I have already waxed poetic about DTLT’s awesomeness. While I don’t want to bore you with a repeat, sometimes genius just has to be recognized. Plus, I can take maybe 10% of the credit here, which I will unabashedly do. (Ok, more like 5%)
Let me first set the stage: I teach the historic preservation capstone class, otherwise known as the “hell class”. What makes it so hard is the dizzying amount of data students have to collect from the field and organize into a cohesive whole. Making it much, much harder, students in the past had to depend on excel to get the work done. To make a long story short: the form couldn’t have prompts or limited fields => errors, info had to be copied into excel => more errors. Lots of time was wasted fixing mistakes, copying, and generally completing tasks that aren’t meaningful.

NOT ANYMORE!
Martha Burtis made me a shiny new umwblog site. It lets students upload the info right on their cell phones. So now they can go to the properties and just enter the data on site: no recopying. Plus, photos, sketches and maps are integrated.
This saves them (and me) a ton of time and effort. Now the form makes sure they don’t enter errors or leave fields blank. It also means all the students in my two sections can access the property info anywhere and from any platform without having to download 5 gigs of files.

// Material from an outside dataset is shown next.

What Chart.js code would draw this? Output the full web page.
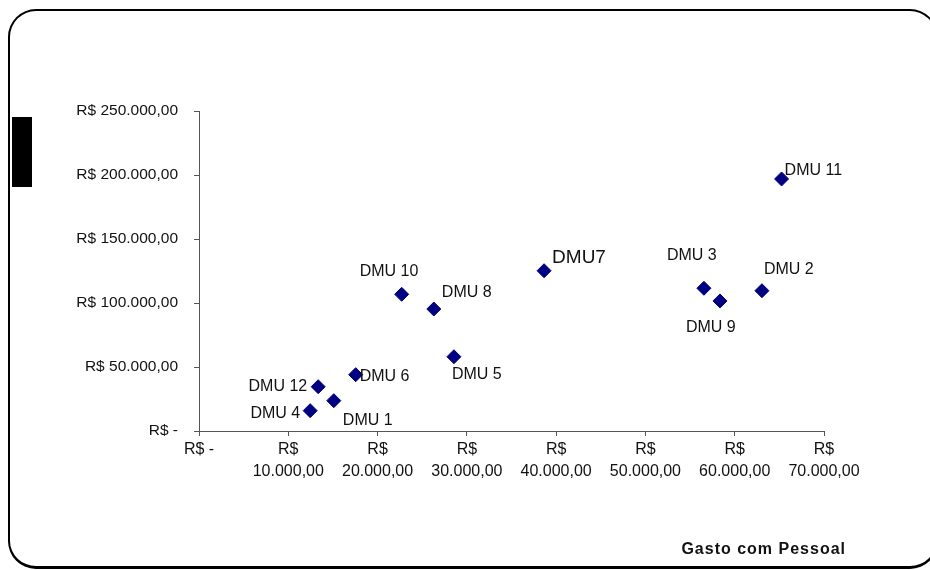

My students just started working with the new survey system, so I’ll have more to say about this in the weeks to come, but I will end this post with a few thoughts:
1- yes, there will be tech problems with this approach. It’s unavoidable. But I still think any growing pains will be more than made up for by the better data quality and easier setup.

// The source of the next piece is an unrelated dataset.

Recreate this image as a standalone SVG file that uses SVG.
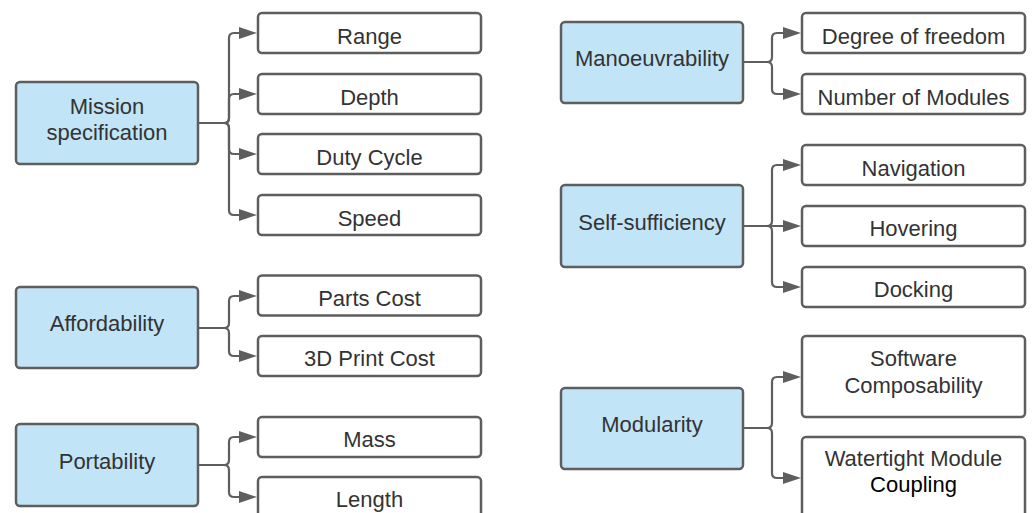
<svg xmlns="http://www.w3.org/2000/svg" width="1034" height="513" viewBox="0 0 1034 513">
<style>
.p{fill:#c1e4f6;stroke:#5e5e5e;stroke-width:2.5}
.c{fill:#ffffff;stroke:#5e5e5e;stroke-width:2.5}
text{font-family:"Liberation Sans",Arial,sans-serif;font-size:22px;fill:#333333;text-anchor:middle}
.k{fill:#000000}
.ln{fill:none;stroke:#5e5e5e;stroke-width:2.2;marker-end:url(#ah)}
</style>
<defs>
<marker id="ah" markerUnits="userSpaceOnUse" markerWidth="18" markerHeight="12" refX="0" refY="6" orient="auto">
<path d="M0,0 L18,6 L0,12 Z" fill="#5e5e5e"/>
</marker>
</defs>
<rect width="1034" height="513" fill="#ffffff"/>
<g id="connectors">
<path class="ln" d="M198,123 H224 Q229,123 229,118 V38 Q229,33 234,33 H239"/>
<path class="ln" d="M198,123 H224 Q229,123 229,118 V99 Q229,94 234,94 H239"/>
<path class="ln" d="M198,123 H224 Q229,123 229,128 V149 Q229,154 234,154 H239"/>
<path class="ln" d="M198,123 H224 Q229,123 229,128 V210 Q229,215 234,215 H239"/>
<path class="ln" d="M198,328 H224 Q229,328 229,323 V301 Q229,296 234,296 H239"/>
<path class="ln" d="M198,328 H224 Q229,328 229,333 V351 Q229,356 234,356 H239"/>
<path class="ln" d="M198,465 H224 Q229,465 229,460 V442 Q229,437 234,437 H239"/>
<path class="ln" d="M198,465 H224 Q229,465 229,470 V492 Q229,497 234,497 H239"/>
<path class="ln" d="M743,62 H767 Q772,62 772,57 V38 Q772,33 777,33 H783"/>
<path class="ln" d="M743,62 H767 Q772,62 772,67 V89 Q772,94 777,94 H783"/>
<path class="ln" d="M743,226 H767 Q772,226 772,221 V170 Q772,165 777,165 H783"/>
<path class="ln" d="M743,226 H783"/>
<path class="ln" d="M743,226 H767 Q772,226 772,231 V282 Q772,287 777,287 H783"/>
<path class="ln" d="M743,428 H767 Q772,428 772,423 V382 Q772,377 777,377 H783"/>
<path class="ln" d="M743,428 H767 Q772,428 772,433 V473 Q772,478 777,478 H783"/>
</g>
<g id="mission"><rect class="p" x="16" y="82" width="182" height="82" rx="4"/><text x="107" y="113.5">Mission</text><text x="107" y="140">specification</text></g>
<g id="range"><rect class="c" x="258" y="13" width="223" height="40" rx="4"/><text x="369.5" y="43.5">Range</text></g>
<g id="depth"><rect class="c" x="258" y="74" width="223" height="40" rx="4"/><text x="369.5" y="104.5">Depth</text></g>
<g id="duty"><rect class="c" x="258" y="134" width="223" height="40" rx="4"/><text x="369.5" y="164.5">Duty Cycle</text></g>
<g id="speed"><rect class="c" x="258" y="195" width="223" height="40" rx="4"/><text x="369.5" y="225.5">Speed</text></g>
<g id="afford"><rect class="p" x="16" y="287" width="182" height="81" rx="4"/><text x="107" y="331">Affordability</text></g>
<g id="parts"><rect class="c" x="258" y="275.5" width="223" height="40" rx="4"/><text x="369.5" y="305.5">Parts Cost</text></g>
<g id="print"><rect class="c" x="258" y="336" width="223" height="40" rx="4"/><text x="369.5" y="366">3D Print Cost</text></g>
<g id="portability"><rect class="p" x="16" y="424" width="182" height="82" rx="4"/><text x="107" y="468.5">Portability</text></g>
<g id="mass"><rect class="c" x="258" y="417" width="223" height="40" rx="4"/><text x="369.5" y="447">Mass</text></g>
<g id="length"><rect class="c" x="258" y="477" width="223" height="40" rx="4"/><text x="369.5" y="507">Length</text></g>
<g id="manoeuv"><rect class="p" x="561" y="22" width="182" height="81" rx="4"/><text x="652" y="66">Manoeuvrability</text></g>
<g id="dof"><rect class="c" x="802" y="13" width="223" height="40" rx="4"/><text x="913.5" y="43.5">Degree of freedom</text></g>
<g id="nmod"><rect class="c" x="802" y="74" width="223" height="40" rx="4"/><text x="913.5" y="104.5">Number of Modules</text></g>
<g id="selfsuff"><rect class="p" x="561" y="185" width="182" height="82" rx="4"/><text x="652" y="229.5">Self-sufficiency</text></g>
<g id="nav"><rect class="c" x="802" y="145" width="223" height="40" rx="4"/><text x="913.5" y="175.5">Navigation</text></g>
<g id="hover"><rect class="c" x="802" y="206" width="223" height="40" rx="4"/><text x="913.5" y="236">Hovering</text></g>
<g id="dock"><rect class="c" x="802" y="267" width="223" height="40" rx="4"/><text x="913.5" y="297">Docking</text></g>
<g id="modularity"><rect class="p" x="561" y="388" width="182" height="81" rx="4"/><text x="652" y="432">Modularity</text></g>
<g id="software"><rect class="c" x="802" y="336" width="223" height="81" rx="4"/><text x="913.5" y="366">Software</text><text x="913.5" y="392.5">Composability</text></g>
<g id="watertight"><rect class="c" x="802" y="437" width="223" height="81" rx="4"/><text x="913.5" y="466">Watertight Module</text><text x="913.5" y="492" class="k">Coupling</text></g>
</svg>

2- I’ll discuss later the next step: integration with further analysis in SPSS. This part is the one that should help me the most. *rubs hands in glee*
3- as usual, DTLT provided the magic to make it all happen. Martha Burtis wielded the magic wand this time around. I can’t emphasize how lucky I feel to be in an institution where I have the support to do stuff like this, and the people with the expertise and enthusiasm to do the heavy lifting.
4- any students reading this: 405 will still be challenging, so don’t take your foot off the gas. But at least now your efforts will go straight to producing better content rather than dumb formatting.